Maximizing Drug Discovery Success With Machine Learning
Maximizing Drug Discovery Success With Machine Learning
The pipeline to new drugs isn’t straightforward. Whilst some estimates of only 5-10% of drug programs making it to approval may be lowballing the true rate, success is still far from guaranteed. What is guaranteed is the gargantuan time and cost of taking a compound from discovery to therapy. In response, pharmas are wising up and seeking to make use of what is perhaps their greatest resource – data.
Leveraging molecular data before trials begin means better selection of target compounds and a quicker development process. But data isn’t just a tool, it’s a commodity, and a hugely valuable one. How can we encourage companies to share data assets freely?
One potential solution is offered by Machine Learning Ledger Orchestration for Drug Discovery (MELLODDY). This Innovative Medicines Initiative (IMI)-funded consortium hopes to leverage blockchain architecture to guarantee shareability and security for pharmaceutical data. What’s more, it already has the backing of 10 major pharmas. We talked to Hugo Ceulemans, MELLODDY Project Leader and Scientific Director, Discovery Data Sciences at Janssen Pharmaceutica NV and Mathieu Galtier, Project Coordinator at data science company Owkin to find out more.
Laura Lansdowne (LL): What is “MELLODDY” and why was it launched?
Hugo Ceulemans (HC): MELLODDY is a new Innovative Medicines Initiative (IMI)-funded consortium of pharmaceutical, technology and academic partners across Europe. MELLODDY is aiming, for the first time, to use machine learning methods on the annotated chemical collections of 10 pharma companies to develop a platform capable of creating more accurate prediction models of which compounds could be promising in the later stages of drug discovery and development.
MELLODDY was launched to accelerate drug discovery using machine learning to unlock the maximum potential of pharma data – the world’s largest collection of small molecules with known biochemical or cellular activity – to enable more accurate predictive models and increase efficiencies in drug discovery.
Ruairi Mackenzie (RM): How will MELLODDY help to increase efficiencies in drug discovery?
HC: Our hypothesis is that the MELLODDY privacy-preserving federated machine learning platform will help the pharma partners in the consortium to explore fewer drug candidates that are of a higher overall quality, therefore likely saving time and costs.

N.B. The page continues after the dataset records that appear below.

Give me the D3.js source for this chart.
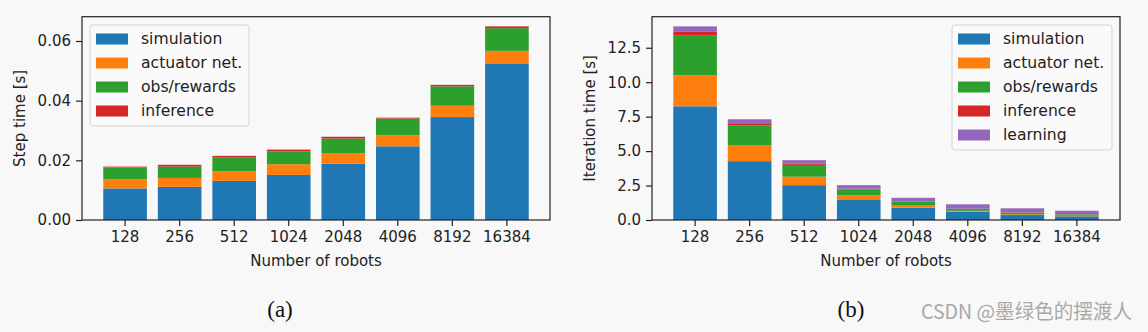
<!DOCTYPE html>
<html><head><meta charset="utf-8">
<script src="https://cdn.jsdelivr.net/npm/d3@7"></script>
<style>
html,body{margin:0;padding:0;background:#f8f8f8;}
svg{display:block;}
</style></head>
<body>
<script>
// ---- data ----
const categories = ["128","256","512","1024","2048","4096","8192","16384"];
const seriesNames = ["simulation","actuator net.","obs/rewards","inference","learning"];
const colors = ["#1f77b4","#ff7f0e","#2ca02c","#d62728","#9467bd"];

// (a) step time [s]
const stepSimulation = [0.0106,0.0111,0.0131,0.0151,0.0189,0.0247,0.0345,0.0525];
const stepActuator   = [0.0031,0.0030,0.0033,0.0036,0.0034,0.0037,0.0038,0.0042];
const stepObs        = [0.0039,0.0038,0.0045,0.0043,0.0050,0.0056,0.0065,0.0076];
const stepInference  = [0.0003,0.0006,0.0006,0.0006,0.0006,0.0003,0.0005,0.0006];
const stepTicks = [0, 0.02, 0.04, 0.06];

// (b) iteration time [s]
const iterSimulation = [8.25,4.27,2.53,1.45,0.89,0.60,0.36,0.27];
const iterActuator   = [2.25,1.14,0.61,0.34,0.15,0.07,0.05,0.04];
const iterObs        = [2.87,1.47,0.86,0.43,0.29,0.13,0.12,0.10];
const iterInference  = [0.32,0.14,0.10,0.05,0.03,0.02,0.02,0.02];
const iterLearning   = [0.36,0.29,0.24,0.26,0.25,0.32,0.30,0.24];
const iterTicks = [0, 2.5, 5.0, 7.5, 10.0, 12.5];

const W = 1148, H = 332;
const SANS = '"DejaVu Sans", sans-serif';
const svg = d3.select("body").append("svg").attr("width", W).attr("height", H);
svg.append("rect").attr("width", W).attr("height", H).attr("fill", "#f8f8f8");

function drawChart(opt) {
  const {x0, x1, yTop, yBot, series, names, ticks, fmt, ylabel, ylabelX, legendX, legendW} = opt;
  const g = svg.append("g");
  const rows = categories.map((c, i) => {
    const r = {cat: c};
    names.forEach((n, k) => r[n] = series[k][i]);
    return r;
  });
  const stack = d3.stack().keys(names)(rows);
  const maxTotal = d3.max(rows, r => d3.sum(names, n => r[n]));
  const x = d3.scaleBand().domain(categories).range([x0, x1]).paddingInner(0.2).paddingOuter(0.39);
  const y = d3.scaleLinear().domain([0, maxTotal * 1.05]).range([yBot, yTop]);

  stack.forEach((layer, k) => {
    g.append("g").attr("fill", colors[k]).selectAll("rect").data(layer).join("rect")
      .attr("x", d => x(d.data.cat))
      .attr("width", x.bandwidth())
      .attr("y", d => y(d[1]))
      .attr("height", d => Math.max(0, y(d[0]) - y(d[1])));
  });

  // axes
  const ax = g.append("g").attr("transform", `translate(0,${yBot})`)
    .call(d3.axisBottom(x).tickSize(6).tickPadding(5));
  const ay = g.append("g").attr("transform", `translate(${x0},0)`)
    .call(d3.axisLeft(y).tickValues(ticks).tickFormat(fmt).tickSize(6).tickPadding(5));
  [ax, ay].forEach(a => {
    a.select(".domain").remove();
    a.selectAll("line").attr("stroke", "#222").attr("stroke-width", 1.2);
    a.selectAll("text").style("font-size", "15px").attr("fill", "#222")
      .style("font-family", SANS);
  });
  // frame
  g.append("rect").attr("x", x0).attr("y", yTop).attr("width", x1 - x0).attr("height", yBot - yTop)
    .attr("fill", "none").attr("stroke", "#222").attr("stroke-width", 1.2);

  g.append("text").attr("x", (x0 + x1) / 2).attr("y", 266).attr("text-anchor", "middle")
    .style("font-family", SANS).style("font-size", "15px").attr("fill", "#222").text("Number of robots");
  g.append("text").attr("transform", `translate(${ylabelX},${(yTop + yBot) / 2}) rotate(-90)`)
    .attr("text-anchor", "middle").attr("dy", "0.35em")
    .style("font-family", SANS).style("font-size", "15px").attr("fill", "#222").text(ylabel);

  // legend
  const rowH = 24;
  const lg = g.append("g").attr("transform", `translate(${legendX},25)`);
  lg.append("rect").attr("width", legendW).attr("height", names.length * rowH + 5)
    .attr("rx", 3).attr("fill", "#f9f9f9").attr("fill-opacity", 0.9)
    .attr("stroke", "#d4d4d4").attr("stroke-width", 1);
  names.forEach((n, k) => {
    lg.append("rect").attr("x", 6).attr("y", 8.5 + k * rowH).attr("width", 32).attr("height", 11)
      .attr("fill", colors[k]);
    lg.append("text").attr("x", 51).attr("y", 14 + k * rowH).attr("dy", "0.35em")
      .style("font-family", SANS).style("font-size", "15.6px").attr("fill", "#222").text(n);
  });
}

drawChart({
  x0: 82, x1: 550, yTop: 16.7, yBot: 220,
  series: [stepSimulation, stepActuator, stepObs, stepInference],
  names: seriesNames.slice(0, 4),
  ticks: stepTicks, fmt: d3.format(".2f"),
  ylabel: "Step time [s]", ylabelX: 20, legendX: 90, legendW: 159
});
drawChart({
  x0: 652, x1: 1120, yTop: 16.7, yBot: 220,
  series: [iterSimulation, iterActuator, iterObs, iterInference, iterLearning],
  names: seriesNames,
  ticks: iterTicks, fmt: d3.format(".1f"),
  ylabel: "Iteration time [s]", ylabelX: 590, legendX: 952, legendW: 160
});

// captions
const SERIF = '"Liberation Serif", "DejaVu Serif", serif';
svg.append("text").attr("x", 280).attr("y", 317).attr("text-anchor", "middle")
  .style("font-family", SERIF).style("font-size", "23px").attr("fill", "#111").text("(a)");
svg.append("text").attr("x", 851).attr("y", 317).attr("text-anchor", "middle")
  .style("font-family", SERIF).style("font-size", "23px").attr("fill", "#111").text("(b)");
svg.append("text").attr("x", 921).attr("y", 319)
  .style("font-family", '"Noto Sans CJK SC", sans-serif').style("font-size", "20px").attr("fill", "#a9a9a9")
  .attr("textLength", 211).attr("lengthAdjust", "spacingAndGlyphs")
  .text("CSDN @墨绿色的摆渡人");
</script>
</body></html>
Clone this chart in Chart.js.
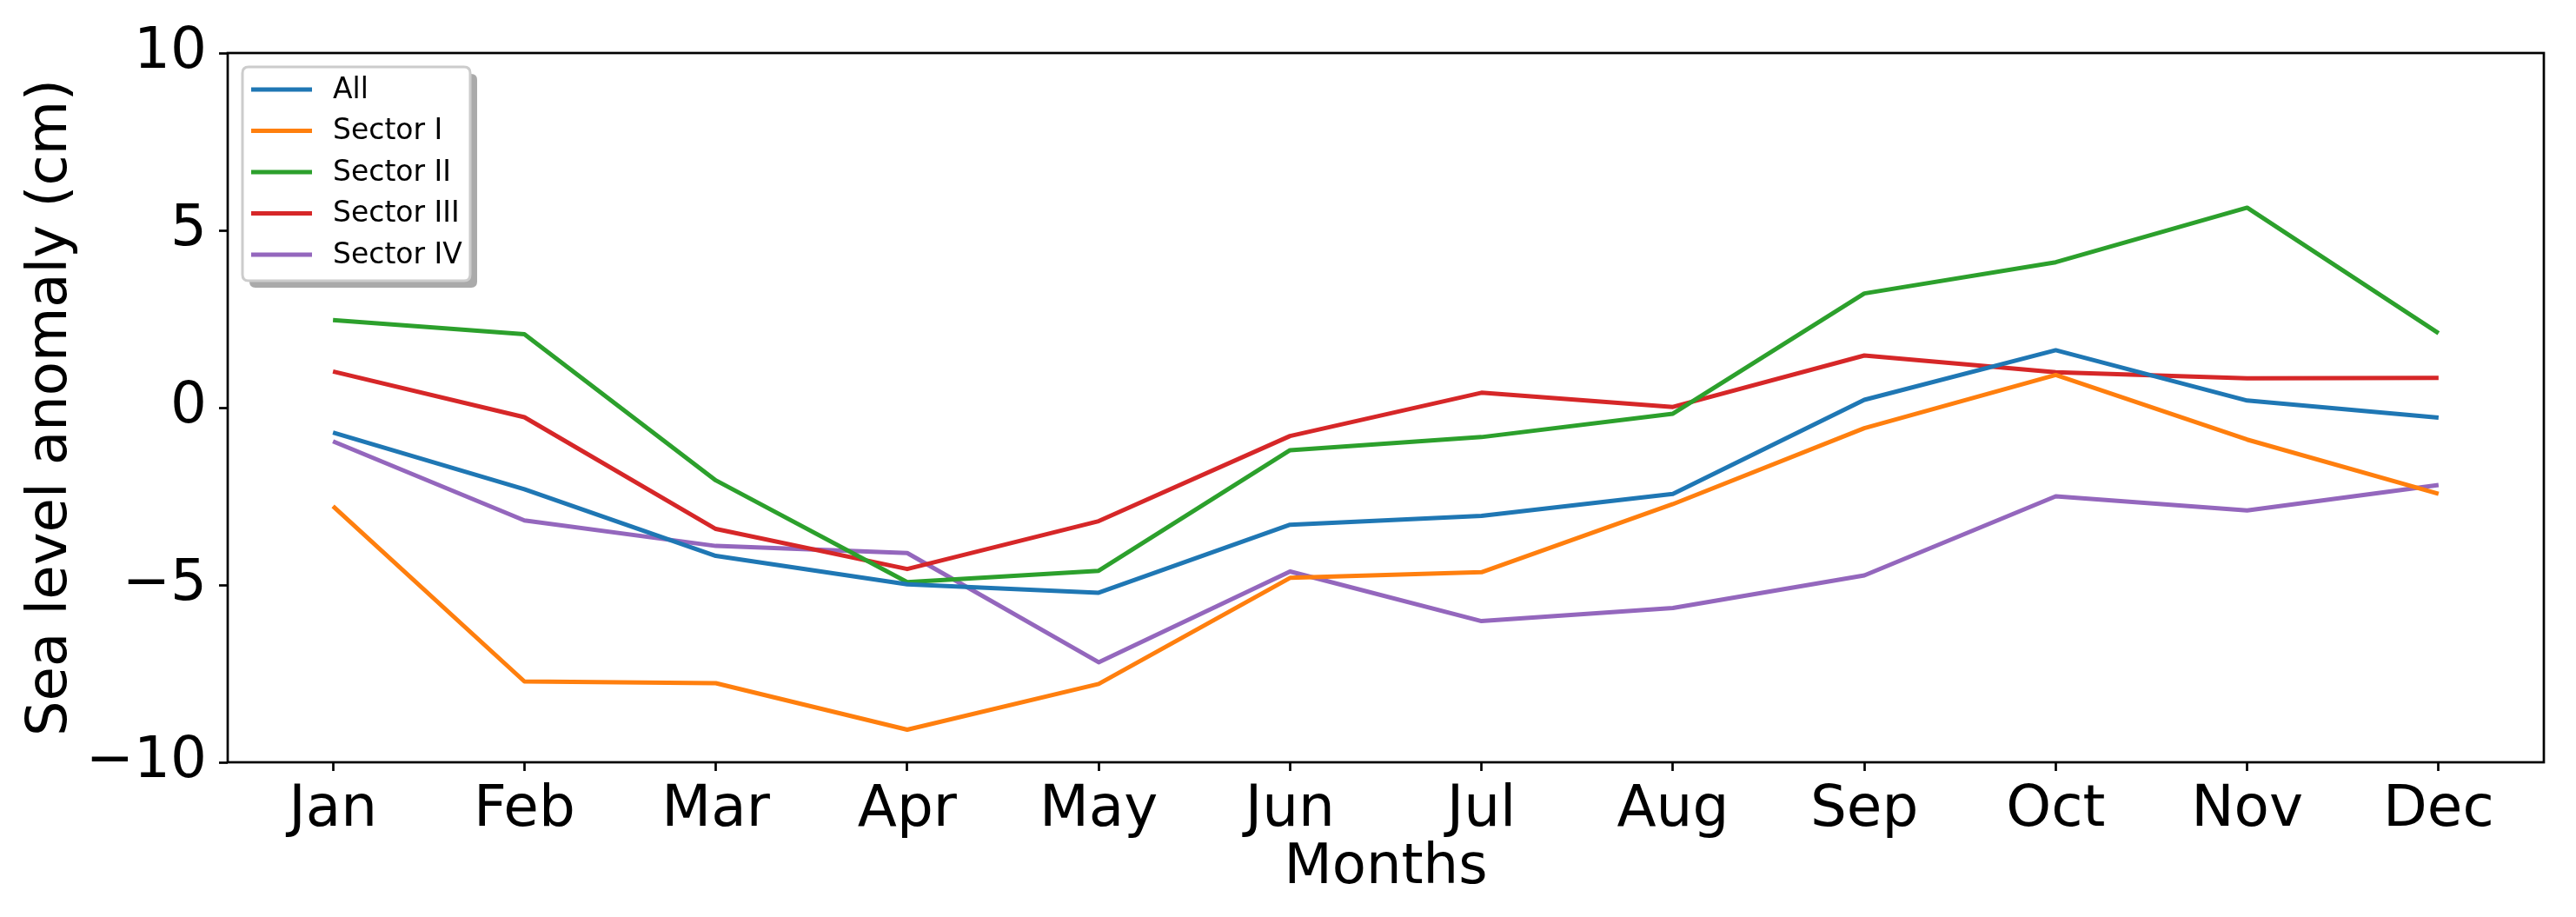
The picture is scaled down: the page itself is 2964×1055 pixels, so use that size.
<!DOCTYPE html>
<html>
<head>
<meta charset="utf-8">
<script src="https://cdn.jsdelivr.net/npm/chart.js@4.4.1/dist/chart.umd.min.js"></script>
<style>
  html, body { margin: 0; padding: 0; background: #ffffff; }
  #wrap { width: 2964px; height: 1055px; }
</style>
</head>
<body>
<div id="wrap"><canvas id="c" width="2964" height="1055"></canvas></div>
<script>
const months = ["Jan","Feb","Mar","Apr","May","Jun","Jul","Aug","Sep","Oct","Nov","Dec"];
const seriesNames = ["All","Sector I","Sector II","Sector III","Sector IV"];
const allValues      = [-0.70, -2.30, -4.18, -4.98, -5.22, -3.30, -3.05, -2.43, 0.22, 1.62, 0.20, -0.28];
const sector1Values  = [-2.78, -7.72, -7.77, -9.08, -7.79, -4.80, -4.64, -2.72, -0.58, 0.92, -0.90, -2.43];
const sector2Values  = [2.47, 2.07, -2.05, -4.92, -4.60, -1.20, -0.83, -0.17, 3.22, 4.10, 5.64, 2.10];
const sector3Values  = [1.02, -0.27, -3.42, -4.55, -3.20, -0.80, 0.42, 0.02, 1.47, 1.00, 0.83, 0.84];
const sector4Values  = [-0.95, -3.18, -3.90, -4.10, -7.18, -4.62, -6.02, -5.65, -4.73, -2.50, -2.90, -2.18];
const yTickValues = [-10, -5, 0, 5, 10];
const xAxisTitle = "Months";
const yAxisTitle = "Sea level anomaly (cm)";

const colors = ["#1f77b4", "#ff7f0e", "#2ca02c", "#d62728", "#9467bd"];
const seriesValues = [allValues, sector1Values, sector2Values, sector3Values, sector4Values];

Chart.defaults.font.family = "'DejaVu Sans', sans-serif";
Chart.defaults.color = "#000000";

const datasets = seriesNames.map((name, k) => ({
  label: name,
  data: seriesValues[k].map((v, i) => ({ x: i, y: v })),
  borderColor: colors[k],
  backgroundColor: colors[k],
  borderWidth: 5,
  pointRadius: 0,
  pointHoverRadius: 0,
  tension: 0,
  fill: false,
  borderJoinStyle: 'round',
  borderCapStyle: 'butt'
}));

const AXIS_W = 2.7;

const framePlugin = {
  id: 'frame',
  afterDatasetsDraw(chart) {
    const ctx = chart.ctx;
    // legend
    const bx = 279, by = 77, bw = 262, bh = 246, r = 7, sh = 8;
    ctx.save();
    function rr(x, y, w, h, rad) {
      ctx.beginPath();
      ctx.moveTo(x + rad, y);
      ctx.lineTo(x + w - rad, y);
      ctx.quadraticCurveTo(x + w, y, x + w, y + rad);
      ctx.lineTo(x + w, y + h - rad);
      ctx.quadraticCurveTo(x + w, y + h, x + w - rad, y + h);
      ctx.lineTo(x + rad, y + h);
      ctx.quadraticCurveTo(x, y + h, x, y + h - rad);
      ctx.lineTo(x, y + rad);
      ctx.quadraticCurveTo(x, y, x + rad, y);
      ctx.closePath();
    }
    rr(bx + sh, by + sh, bw, bh, r);
    ctx.fillStyle = '#aaaaaa';
    ctx.fill();
    rr(bx, by, bw, bh, r);
    ctx.fillStyle = '#ffffff';
    ctx.fill();
    ctx.lineWidth = 3;
    ctx.strokeStyle = '#cccccc';
    ctx.stroke();
    ctx.font = "33px 'DejaVu Sans'";
    ctx.textBaseline = 'middle';
    ctx.textAlign = 'left';
    chart.data.datasets.forEach((ds, k) => {
      const yy = 103 + k * 47.5;
      ctx.beginPath();
      ctx.moveTo(289, yy);
      ctx.lineTo(359, yy);
      ctx.lineWidth = 5;
      ctx.strokeStyle = ds.borderColor;
      ctx.stroke();
      ctx.fillStyle = '#000000';
      ctx.fillText(ds.label, 383, yy + 1);
    });
    ctx.restore();
  },
  afterDraw(chart) {
    const ctx = chart.ctx;
    const a = chart.chartArea;
    ctx.save();
    ctx.strokeStyle = '#000000';
    ctx.lineWidth = AXIS_W;
    ctx.strokeRect(a.left, a.top, a.right - a.left, a.bottom - a.top);
    ctx.restore();
  }
};

new Chart(document.getElementById('c'), {
  type: 'line',
  data: { datasets },
  options: {
    responsive: false,
    devicePixelRatio: 1,
    animation: false,
    events: [],
    layout: { padding: { left: 0, right: 37, top: 61, bottom: 0 } },
    plugins: {
      legend: { display: false },
      tooltip: { enabled: false },
      title: { display: false }
    },
    scales: {
      x: {
        type: 'linear',
        min: -0.55,
        max: 11.55,
        afterBuildTicks(scale) {
          scale.ticks = months.map((m, i) => ({ value: i }));
        },
        afterFit(scale) { scale.height = 178; },
        ticks: {
          autoSkip: false,
          maxRotation: 0,
          minRotation: 0,
          padding: 6,
          font: { size: 66 },
          color: '#000000',
          callback: (v) => months[v]
        },
        grid: {
          display: true,
          drawOnChartArea: false,
          drawTicks: true,
          tickLength: 10,
          tickWidth: AXIS_W,
          tickColor: '#000000'
        },
        border: { display: false },
        title: {
          display: true,
          text: xAxisTitle,
          font: { size: 64 },
          color: '#000000',
          padding: { top: 0, bottom: 17 }
        }
      },
      y: {
        type: 'linear',
        min: -10,
        max: 10,
        afterBuildTicks(scale) {
          scale.ticks = yTickValues.map(v => ({ value: v }));
        },
        afterFit(scale) { scale.width = 262; },
        ticks: {
          padding: 14,
          font: { size: 66 },
          color: '#000000',
          callback: (v) => (v < 0 ? '\u2212' + Math.abs(v) : String(v))
        },
        grid: {
          display: true,
          drawOnChartArea: false,
          drawTicks: true,
          tickLength: 10,
          tickWidth: AXIS_W,
          tickColor: '#000000'
        },
        border: { display: false },
        title: {
          display: true,
          text: yAxisTitle,
          font: { size: 64 },
          color: '#000000',
          padding: { top: 21, bottom: 0 }
        }
      }
    }
  },
  plugins: [framePlugin]
});
</script>
</body>
</html>
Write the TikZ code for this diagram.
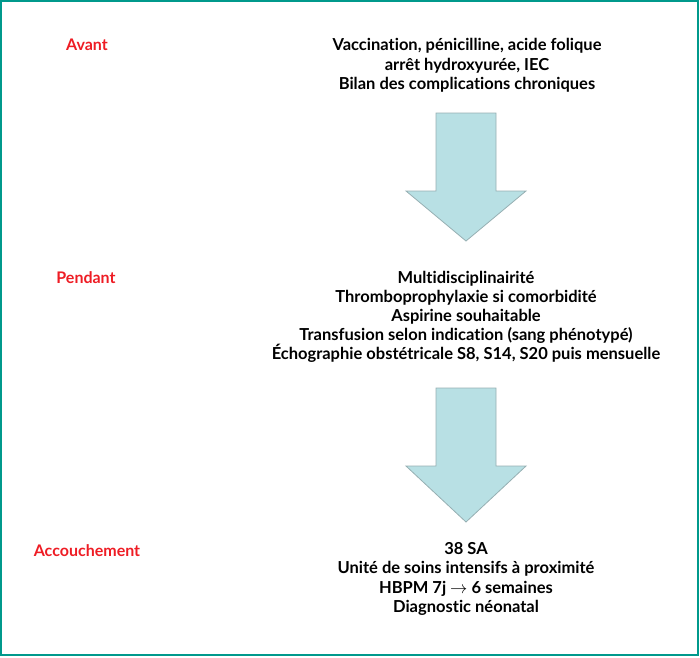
\documentclass[tikz,border=0pt]{standalone}
\usepackage{fontspec}
\setmainfont[Ligatures=NoCommon]{Lato}
\begin{document}
\begin{tikzpicture}[x=1pt,y=-1pt,
  lab/.style={text=phasered,font=\fontsize{16}{19}\selectfont\bfseries,inner sep=0pt,anchor=base},
  row/.style={font=\fontsize{16.5}{19}\selectfont\bfseries,inner sep=0pt,text=black,anchor=base},
  bigarrow/.style={fill=arrowfill,draw=arrowline,line width=0.8pt,line join=miter}]
\definecolor{phasered}{RGB}{238,28,36}
\definecolor{framecol}{RGB}{0,153,140}
\definecolor{arrowfill}{RGB}{184,224,228}
\definecolor{arrowline}{RGB}{150,175,178}
\useasboundingbox (0,0) rectangle (700,657);
\draw[framecol,line width=2pt] (1,1) rectangle (698,655);
\node[lab] (avant) at (87,50.5) {Avant};
\node[lab] (pendant) at (86,283.5) {Pendant};
\node[lab] (accouchement) at (87,556.5) {Accouchement};
\node[row] (a1) at (467,50.5) {Vaccination, pénicilline, acide folique};
\node[row] (a2) at (467,70) {arrêt hydroxyurée, IEC};
\node[row] (a3) at (467,89.5) {Bilan des complications chroniques};
\node[row] (p1) at (466,283.5) {Multidisciplinairité};
\node[row] (p2) at (466,302.5) {Thromboprophylaxie si comorbidité};
\node[row] (p3) at (466,321.5) {Aspirine souhaitable};
\node[row] (p4) at (466,340.5) {Transfusion selon indication (sang phénotypé)};
\node[row] (p5) at (466,359.5) {Échographie obstétricale S8, S14, S20 puis mensuelle};
\node[row] (c1) at (466,554.5) {38 SA};
\node[row] (c2) at (466,573.5) {Unité de soins intensifs à proximité};
\node[row] (c3) at (466,593) {HBPM 7j $\rightarrow$ 6 semaines};
\node[row] (c4) at (466,612.5) {Diagnostic néonatal};
\draw[bigarrow] (436,113) -- (496,113) -- (496,191) -- (526,191) -- (466,241) -- (406,191) -- (436,191) -- cycle;
\draw[bigarrow] (436,388) -- (496,388) -- (496,466) -- (526,466) -- (466,522) -- (406,466) -- (436,466) -- cycle;
\end{tikzpicture}
\end{document}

LL: The MELLODDY consortium will use Owkin’s blockchain technology. Can you tell us more about this technology and its benefits in relation to drug discovery?
Mathieu Galtier (MG): The MELLODDY consortium will use a blockchain architecture technology, called Substra, which is being developed by Owkin. Substra is a framework for traceable machine learning orchestration on distributed and sensitive data. It makes it possible to deploy a network of nodes (in our case pharma servers) and orchestrate the training of machine learning models on data that remain stored in the different nodes. It is based on a distributed ledger technology (Hyperledger fabric) that ensures a full traceability of operations occurring on the network. It allows actors to collaborate without having to share their assets. In the case of drug discovery, this approach works well since pharmaceutical companies value confidentiality and data protection, hence the Substra technology can waive all limitations linked to data sharing.
We believe that by combining large amounts of small molecule data with our advanced machine learning technologies, we can better understand molecular structures and effects, biological pathways and heterogeneous outcomes – becoming the cornerstone of modern data-driven approaches to precision drug discovery.
LL: What is federated learning?
MG: The federated learning paradigm provides a practical solution to training predictive models on large amounts of data, owned by different data controllers (in our case pharma servers), while guaranteeing complete visibility over the use of the data to its controller. That data never leaves its “home” location, therefore preserving privacy and security. While data is kept locked on each partner’s infrastructure, our predictive models travel from one data controller to another to be trained on the protected data. Federated learning enables us to train algorithms on data at scale, which creates the most accurate and robust predictive models for powering applications.
RM: Does MELLODDY herald a future of more collaboration between pharma companies on data handling and analysis?
HC: The MELLODDY approach combines predictivity-boosting information exchange with security and privacy preservation of the underlying data and sensitive models. That unique combination has been key for pharma partners to involve an unprecedented collective volume of competitive discovery data. The hypothesis MELLODDY aims to directly test is that the sizeable jump in collective data volume over that directly accessible to any individual partner will boost the performance and applicability domain of models. Proof of the concept would likely indeed inspire the use of this and related technologies to enable collaborative analyses across data from pharma and other stakeholders with the aim of bringing safe and efficacious therapeutics to patients.
Hugo Ceulemans and Mathieu Galtier were speaking to Laura Elizabeth Lansdowne and Ruairi J Mackenzie, Science Writers for Technology Networks.